The Semiconductor Signal

Nvidia’s fiscal 2026 results provide the clearest quantitative anchor for this entire analysis. The company reported $215.9 billion in annual revenue, representing 65% year-over-year growth. That figure is not primarily a story about chips. It is a story about the infrastructure buildout required to run the workloads those chips enable.
Every Nvidia GPU shipped into a hyperscale data center represents a committed draw on the grid — for years. The hardware investment precedes the energy investment, but the energy investment is structurally inevitable. Investors focused solely on semiconductor valuations may be analyzing the engine while ignoring the fuel supply.
What This Means for AI Tool Adopters and Founders

For founders and operators building on top of agentic AI infrastructure, the compute cost structure is not a background variable — it is a core business model input.
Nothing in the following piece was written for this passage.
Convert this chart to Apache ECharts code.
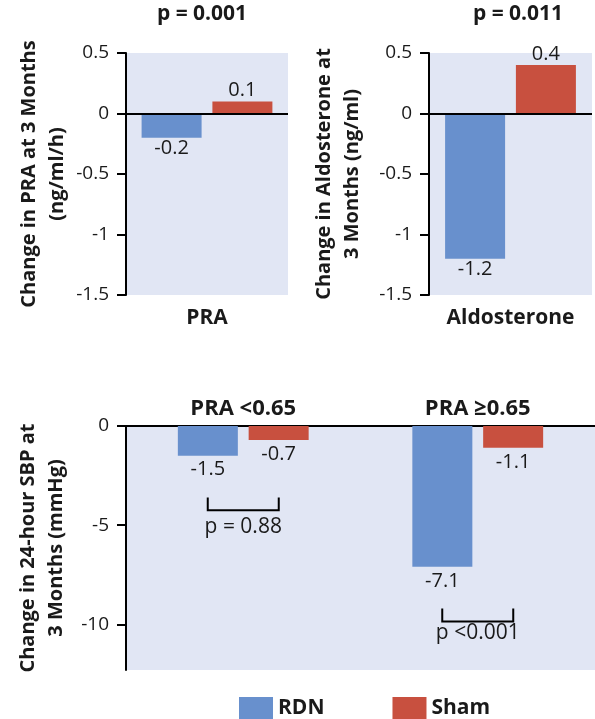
<!DOCTYPE html>
<html><head><meta charset="utf-8">
<script src="https://cdn.jsdelivr.net/npm/echarts@6/dist/echarts.min.js"></script>
<style>html,body{margin:0;padding:0;background:#fff}#c{width:595px;height:719px}</style>
</head><body><div id="c"></div>
<script>
// ---- data ----
const seriesNames = ['RDN', 'Sham'];
const praCats = ['PRA'];
const praRDN = [-0.2];
const praSham = [0.1];
const aldoCats = ['Aldosterone'];
const aldoRDN = [-1.2];
const aldoSham = [0.4];
const sbpCats = ['PRA <0.65', 'PRA ≥0.65'];
const sbpRDN = [-1.5, -7.1];
const sbpSham = [-0.7, -1.1];
const pTop = ['p = 0.001', 'p = 0.011'];
const pSbp = ['p = 0.88', 'p <0.001'];
const bracketTop = [-3.6, -9.2];
const bracketBottom = [-4.25, -9.85];
const pSbpY = [-5.1, -10.45];
const sbpTicks = [0, -5, -10];

// ---- style ----
const FONT = 'Open Sans';
const INK = '#1a1a1a';
const BLUE = '#6890CD';
const RED = '#C8503F';
const BG = '#E1E6F4';
const colors = [BLUE, RED];

function barData(arr) {
  return arr.map(v => ({ value: v, label: { position: v < 0 ? 'bottom' : 'top' } }));
}
const barLabel = { show: true, fontFamily: FONT, fontSize: 20, fontWeight: 500, color: INK, distance: 1 };
const zeroLine = { silent: true, symbol: 'none', label: { show: false }, animation: false,
  lineStyle: { color: '#000', width: 2, type: 'solid' }, data: [{ yAxis: 0 }] };

function yAxisCommon(gridIndex, name, nameGap) {
  return {
    type: 'value', gridIndex, name, nameLocation: 'middle', nameGap,
    nameTextStyle: { fontFamily: FONT, fontSize: 20, fontWeight: 'bold', color: INK, lineHeight: 28 },
    axisLine: { show: true, lineStyle: { color: '#000', width: 2 } },
    axisTick: { show: true, length: 9, lineStyle: { color: '#000', width: 2 } },
    axisLabel: { fontFamily: FONT, fontSize: 19, color: INK, margin: 17 },
    splitLine: { show: false }
  };
}

const grids = [
  { left: 126, top: 53, width: 162, height: 242, show: true, backgroundColor: BG, borderWidth: 0 },
  { left: 429, top: 53, width: 163, height: 242, show: true, backgroundColor: BG, borderWidth: 0 },
  { left: 126, top: 426, width: 494, height: 244, show: true, backgroundColor: BG, borderWidth: 0 }
];

const xAxisBottom = (gridIndex, data) => ({
  type: 'category', gridIndex, data, position: 'bottom',
  axisLine: { show: false, onZero: false }, axisTick: { show: false },
  axisLabel: { fontFamily: FONT, fontSize: 21, fontWeight: 'bold', color: INK, margin: 13 }
});

const yA0 = Object.assign(yAxisCommon(0, 'Change in PRA at 3 Months\n(ng/ml/h)', 55), { min: -1.5, max: 0.5, interval: 0.5 });
const yA1 = Object.assign(yAxisCommon(1, 'Change in Aldosterone at\n3 Months (ng/ml)', 63), { min: -1.5, max: 0.5, interval: 0.5 });
const yA2 = yAxisCommon(2, 'Change in 24-hour SBP at\n3 Months (mmHg)', 53);
yA2.min = -12.3; yA2.max = 0;
yA2.axisTick.customValues = sbpTicks;
yA2.axisLabel.customValues = sbpTicks;

const HALF = 35.5; // half distance between bar centres (px)
const bracketData = bracketTop.map((t, i) => [i, t, bracketBottom[i], pSbpY[i]]);

const option = {
  animation: false,
  backgroundColor: '#fff',
  color: colors,
  title: [
    { text: pTop[0], left: 202, top: 4, textAlign: 'center', padding: 0,
      textStyle: { fontFamily: FONT, fontSize: 21, fontWeight: 'bold', color: INK } },
    { text: pTop[1], left: 518, top: 4, textAlign: 'center', padding: 0,
      textStyle: { fontFamily: FONT, fontSize: 21, fontWeight: 'bold', color: INK } }
  ],
  legend: {
    data: seriesNames, left: 239, top: 697, itemWidth: 34, itemHeight: 22, itemGap: 68,
    icon: 'rect', padding: 0,
    textStyle: { fontFamily: FONT, fontSize: 21, fontWeight: 'bold', color: INK }
  },
  grid: grids,
  xAxis: [
    xAxisBottom(0, praCats),
    xAxisBottom(1, aldoCats),
    { type: 'category', gridIndex: 2, data: sbpCats, position: 'top',
      axisLine: { show: true, onZero: false, lineStyle: { color: '#000', width: 2 } }, axisTick: { show: false },
      axisLabel: { fontFamily: FONT, fontSize: 22, fontWeight: 'bold', color: INK, margin: 6 } }
  ],
  yAxis: [yA0, yA1, yA2],
  series: [
    { name: 'RDN', type: 'bar', xAxisIndex: 0, yAxisIndex: 0, data: barData(praRDN), barWidth: 60, barGap: '18%', label: barLabel, markLine: zeroLine },
    { name: 'Sham', type: 'bar', xAxisIndex: 0, yAxisIndex: 0, data: barData(praSham), barWidth: 60, barGap: '18%', label: barLabel },
    { name: 'RDN', type: 'bar', xAxisIndex: 1, yAxisIndex: 1, data: barData(aldoRDN), barWidth: 60, barGap: '18%', label: barLabel, markLine: zeroLine },
    { name: 'Sham', type: 'bar', xAxisIndex: 1, yAxisIndex: 1, data: barData(aldoSham), barWidth: 60, barGap: '18%', label: barLabel },
    { name: 'RDN', type: 'bar', xAxisIndex: 2, yAxisIndex: 2, data: barData(sbpRDN), barWidth: 60, barGap: '18%', label: Object.assign({}, barLabel, { distance: 4 }) },
    { name: 'Sham', type: 'bar', xAxisIndex: 2, yAxisIndex: 2, data: barData(sbpSham), barWidth: 60, barGap: '18%', label: Object.assign({}, barLabel, { distance: 4 }) },
    { type: 'custom', xAxisIndex: 2, yAxisIndex: 2, data: bracketData, silent: true, z: 5,
      renderItem: function (params, api) {
        const top = api.coord([api.value(0), api.value(1)]);
        const bot = api.coord([api.value(0), api.value(2)]);
        const txt = api.coord([api.value(0), api.value(3)]);
        const cx = top[0];
        return { type: 'group', children: [
          { type: 'polyline', shape: { points: [[cx - HALF, top[1]], [cx - HALF, bot[1]], [cx + HALF, bot[1]], [cx + HALF, top[1]]] },
            style: { stroke: '#000', lineWidth: 2, fill: null } },
          { type: 'text', x: cx, y: txt[1], style: { text: pSbp[params.dataIndex], fontFamily: FONT, fontSize: 21, fontWeight: 500, fill: INK, align: 'center', verticalAlign: 'middle' } }
        ] };
      } }
  ]
};
echarts.init(document.getElementById('c')).setOption(option);
</script>
</body></html>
As agentic workloads become the default architecture for enterprise automation, the cost per task will be shaped as much by energy pricing and data center geography as by model efficiency.
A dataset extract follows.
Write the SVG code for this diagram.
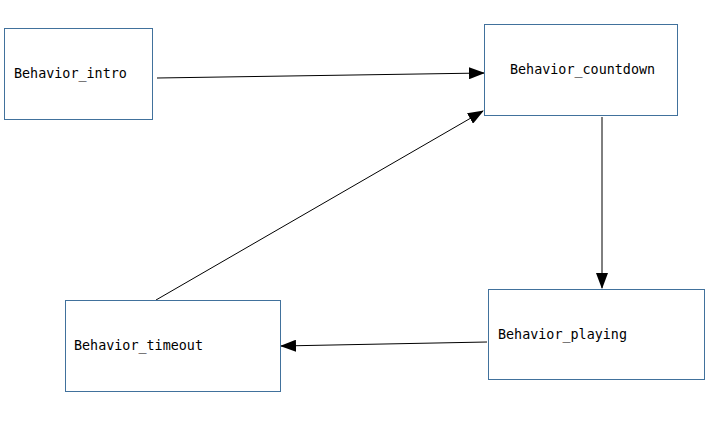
<svg xmlns="http://www.w3.org/2000/svg" width="711" height="442" viewBox="0 0 711 442">
<style>
.box{fill:#fff;stroke:#41719c;stroke-width:1}
.lbl{font-family:"DejaVu Sans Mono","Liberation Mono",monospace;font-size:13.4px;fill:#000}
.edge{stroke:#000;stroke-width:1;fill:none;marker-end:url(#arr)}
</style>
<defs>
<marker id="arr" markerWidth="16" markerHeight="12" refX="15" refY="6" orient="auto" markerUnits="userSpaceOnUse">
<path d="M0,0 L16,6 L0,12 Z" fill="#000"/>
</marker>
</defs>
<rect width="711" height="442" fill="#fff"/>
<g id="connectors">
<line class="edge" x1="157" y1="78" x2="484" y2="73"/>
<line class="edge" x1="602" y1="117" x2="602" y2="288"/>
<line class="edge" x1="487" y1="342" x2="281" y2="346"/>
<line class="edge" x1="156" y1="300" x2="483" y2="111"/>
</g>
<g id="intro">
<rect class="box" x="4.5" y="28.5" width="148" height="91"/>
<text class="lbl" x="14" y="78">Behavior_intro</text>
</g>
<g id="countdown">
<rect class="box" x="484.5" y="24.5" width="193" height="91"/>
<text class="lbl" x="510" y="74">Behavior_countdown</text>
</g>
<g id="playing">
<rect class="box" x="488.5" y="289.5" width="216" height="90"/>
<text class="lbl" x="498" y="339">Behavior_playing</text>
</g>
<g id="timeout">
<rect class="box" x="65.5" y="300.5" width="215" height="91"/>
<text class="lbl" x="74" y="350">Behavior_timeout</text>
</g>
</svg>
Choosing AI tools and infrastructure partners with transparent compute cost structures, access to low-cost power regions, and credible energy sourcing strategies will become a meaningful competitive differentiator. The gap between teams that understand their compute cost stack and those that do not will widen as agentic workflows scale.
The Structural Takeaway

Huang’s 1,000% compute figure is not a boast about Nvidia’s hardware roadmap. It is a demand signal for every kilowatt-hour between now and 2030 — and a structural argument for repositioning across utilities, nuclear developers, natural gas operators, transmission equipment manufacturers, and grid-scale storage providers.
The transition from generative to agentic AI is not a software upgrade. It is an infrastructure buildout on the scale of electrification itself. The grid will be rebuilt around AI’s appetite. The only open question is which investors, operators, and policymakers recognize that early enough to act on it.
Follow the power lines, not just the silicon.